1.6 When the Government announced the Agency's new role in 1998, there were already a number of initiatives underway to improve the motorway telecommunications systems:
■ Development of a business case to upgrade the national telecommunications system between police control offices from outmoded analogue technology to the then current industry standard for digital transmissions.
■ A programme to install, across congested parts of the motorway network, more: message signs, operated from police control offices; motorway incident detection equipment; and automatic signalling equipment. Included within the programme was the installation of new fibre optic cables over parts of the system.
■ Procurement of a new Traffic Control Centre to monitor traffic and to implement strategic responses to both planned and unplanned events. The project required CCTV and data links from each of the 32 police control offices, as well as linking the centre directly to an expanding network of traffic detection equipment.

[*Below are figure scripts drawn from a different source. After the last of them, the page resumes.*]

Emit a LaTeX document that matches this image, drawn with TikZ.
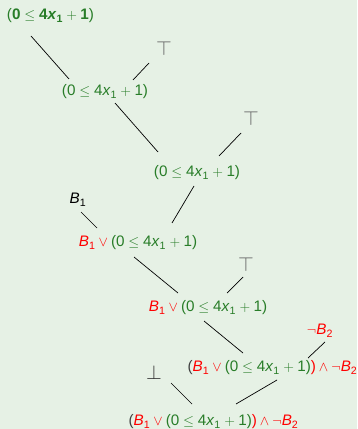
\documentclass[tikz,border=0pt]{standalone}
\usepackage{fontspec}
\setmainfont{Liberation Sans}
\usepackage{tikz}
\usetikzlibrary{calc}

\definecolor{bgreen}{RGB}{230,241,229}
\definecolor{fgreen}{RGB}{40,125,40}
\definecolor{tgray}{RGB}{95,95,95}

% --- formula pieces ---
\newcommand{\xa}{\textit{x}\textsubscript{1}}
\newcommand{\Bn}[1]{\textit{B}\textsubscript{#1}}
\newcommand{\lin}{(0\hspace{0.25em}$\le$\hspace{0.25em}4\xa\hspace{0.22em}$+$\hspace{0.22em}1)}
\newcommand{\linb}{(\textbf{0}\hspace{0.25em}$\le$\hspace{0.25em}\textbf{4\textit{x}\textsubscript{1}}\hspace{0.22em}$+$\hspace{0.22em}\textbf{1})}
\newcommand{\orpart}{\textcolor{red}{\Bn{1}\hspace{0.2em}$\vee$\hspace{0.2em}}}
\newcommand{\andpart}{\textcolor{red}{)\hspace{0.2em}$\wedge$\hspace{0.2em}$\neg$\Bn{2}}}

\begin{document}
\begin{tikzpicture}[
  x=0.03cm, y=-0.03cm,
  font=\fontsize{13}{15}\selectfont,
  lit/.style={inner sep=1pt, text=fgreen},
  leaf/.style={inner sep=1pt},
  const/.style={inner sep=1pt, font=\fontsize{16}{18}\selectfont},
  edge/.style={line width=0.6pt, black},
]
  % --- background ---
  \fill[bgreen] (0,0) rectangle (357,429);
  \useasboundingbox (0,0) rectangle (357,429);

  % --- formulas ---
  \node[lit] (n1) at (50.5,16) {\linb};
  \node[lit] (n2) at (105,92) {\lin};
  \node[lit] (n3) at (197,173) {\lin};
  \node[lit] (n4) at (138,243) {\orpart\lin};
  \node[lit] (n5) at (208,308) {\orpart\lin};
  \node[lit] (n6) at (272.5,368) {\textcolor{black!75}{(}\orpart\lin\andpart};
  \node[lit] (n7) at (213.5,422) {\textcolor{black!75}{(}\orpart\lin\andpart};

  % --- leaves ---
  \node[const, text=tgray] (t1) at (164,48) {$\top$};
  \node[const, text=tgray] (t2) at (251,118) {$\top$};
  \node[const, text=tgray] (t3) at (246,264) {$\top$};
  \node[leaf] (b1) at (78,200) {\Bn{1}};
  \node[leaf, text=red] (nb2) at (320,331) {$\neg$\Bn{2}};
  \node[const, text=black!80] (bt) at (154,372) {$\bot$};

  % --- edges ---
  \draw[edge] ($(n1)+(-19.5,20)$) -- ($(n2)+(-36,-13)$);
  \draw[edge] ($(t1)+(-15,15)$) -- ($(n2)+(28,-12)$);
  \draw[edge] ($(n2)+(10,11)$) -- ($(n3)+(-39,-21)$);
  \draw[edge] ($(t2)+(-10,15)$) -- ($(n3)+(22,-17)$);
  \draw[edge] ($(n3)+(-3,13)$) -- ($(n4)+(34,-20)$);
  \draw[edge] ($(b1)+(3,12)$) -- ($(n4)+(-41,-15)$);
  \draw[edge] ($(n4)+(-4,14)$) -- ($(n5)+(-30,-15)$);
  \draw[edge] ($(t3)+(-3,13)$) -- ($(n5)+(19,-15)$);
  \draw[edge] ($(n5)+(-4,13)$) -- ($(n6)+(-29.5,-15)$);
  \draw[edge] ($(nb2)+(5,11)$) -- ($(n6)+(35.5,-10)$);
  \draw[edge] ($(bt)+(17,11)$) -- ($(n7)+(-21.5,-18)$);
  \draw[edge] ($(n6)+(4.5,12)$) -- ($(n7)+(22.5,-18)$);
\end{tikzpicture}
\end{document}
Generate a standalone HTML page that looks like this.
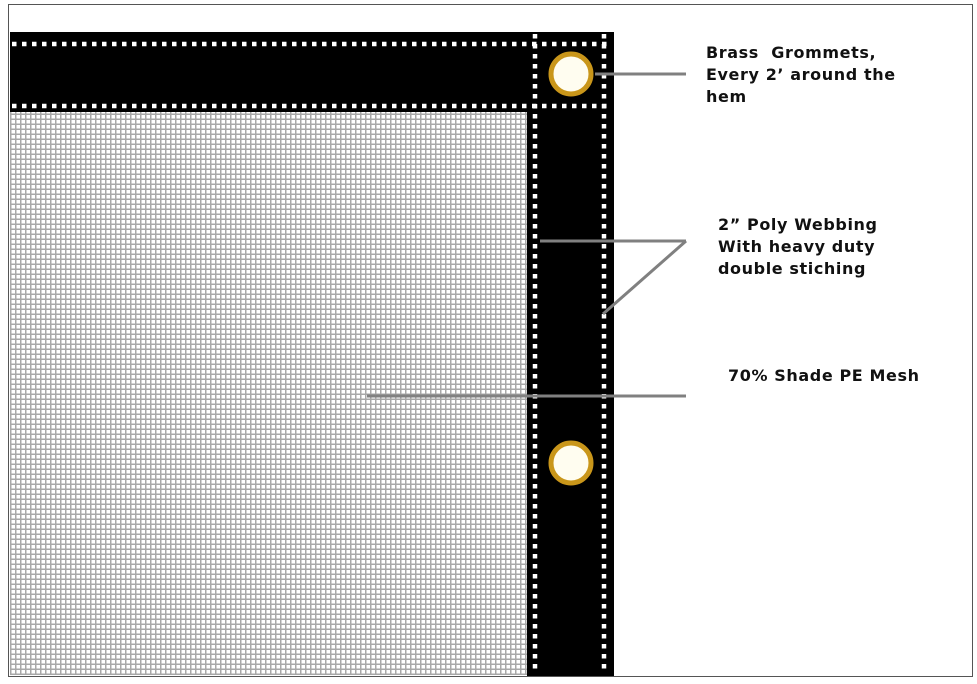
<!DOCTYPE html>
<html><head><style>
body{margin:0;width:977px;height:684px;background:#fff;position:relative;overflow:hidden}
.a{position:absolute}
.mesh{left:10px;top:112px;width:517px;height:563px;background-color:#fff;
background-image:repeating-linear-gradient(90deg,#a8a8a8 0 1.5px,transparent 1.5px 5px),repeating-linear-gradient(0deg,#a8a8a8 0 1.5px,transparent 1.5px 5px)}
.t{font-family:"DejaVu Sans","Liberation Sans",sans-serif;font-weight:bold;font-size:16px;line-height:22px;color:#111;letter-spacing:0.6px}
</style></head><body>
<div class="a" style="left:8px;top:4px;width:963px;height:671px;border:1.5px solid #555"></div>
<div class="a mesh"></div>
<svg class="a" style="left:0;top:0" width="977" height="684">
<rect x="10" y="32" width="604" height="80" fill="#000"/>
<rect x="527" y="32" width="87" height="644" fill="#000"/>
<g>
<line x1="12" y1="44" x2="612" y2="44" stroke="#fff" stroke-width="4.5" stroke-dasharray="4.5 5.5"/>
<line x1="12" y1="106" x2="612" y2="106" stroke="#fff" stroke-width="4.5" stroke-dasharray="4.5 5.5"/>
<line x1="535" y1="34" x2="535" y2="672" stroke="#fff" stroke-width="4.5" stroke-dasharray="4.5 5.5"/>
<line x1="604" y1="34" x2="604" y2="672" stroke="#fff" stroke-width="4.5" stroke-dasharray="4.5 5.5"/>
</g>
<g>
<circle cx="571" cy="74" r="20" fill="#fffdf0" stroke="#c9961a" stroke-width="5"/>
<circle cx="571" cy="463" r="20" fill="#fffdf0" stroke="#c9961a" stroke-width="5"/>
</g>
<g stroke="#808080" stroke-width="3" fill="none">
<line x1="595" y1="74" x2="686" y2="74"/>
<line x1="540" y1="241" x2="686" y2="241"/>
<line x1="686" y1="241" x2="603" y2="314"/>
<line x1="367" y1="396" x2="686" y2="396"/>
</g>
</svg>
<div class="a t" style="left:706px;top:42px">Brass&nbsp; Grommets,<br>Every 2’ around the<br>hem</div>
<div class="a t" style="left:718px;top:214px">2” Poly Webbing<br>With heavy duty<br>double stiching</div>
<div class="a t" style="left:728px;top:365px">70% Shade PE Mesh</div>
</body></html>
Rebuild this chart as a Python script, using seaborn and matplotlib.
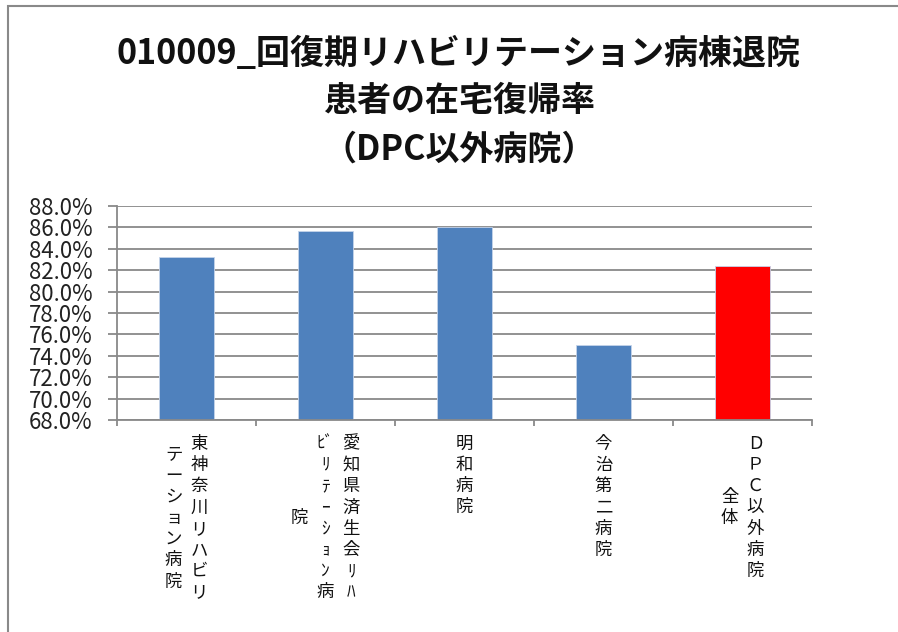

1.7 In June 1998, the Agency decided to investigate whether it should undertake a single project to install fibre optic cables across the motorway network, rather than continue to rely on ad hoc installation for specific projects. The Agency also wanted to consider what role the private sector could have in such a project. This was the beginning of the project for the National Roads Telecommunications Services (the NRTS).
1.8 The Agency expected that the private sector would be interested in commercial opportunities to use spare capacity in the cable network and to lease land and structures along motorway corridors for mobile phone aerials. It envisaged that the private sector would also be interested in developing and rolling out roadside devices that could communicate directly with passing vehicles.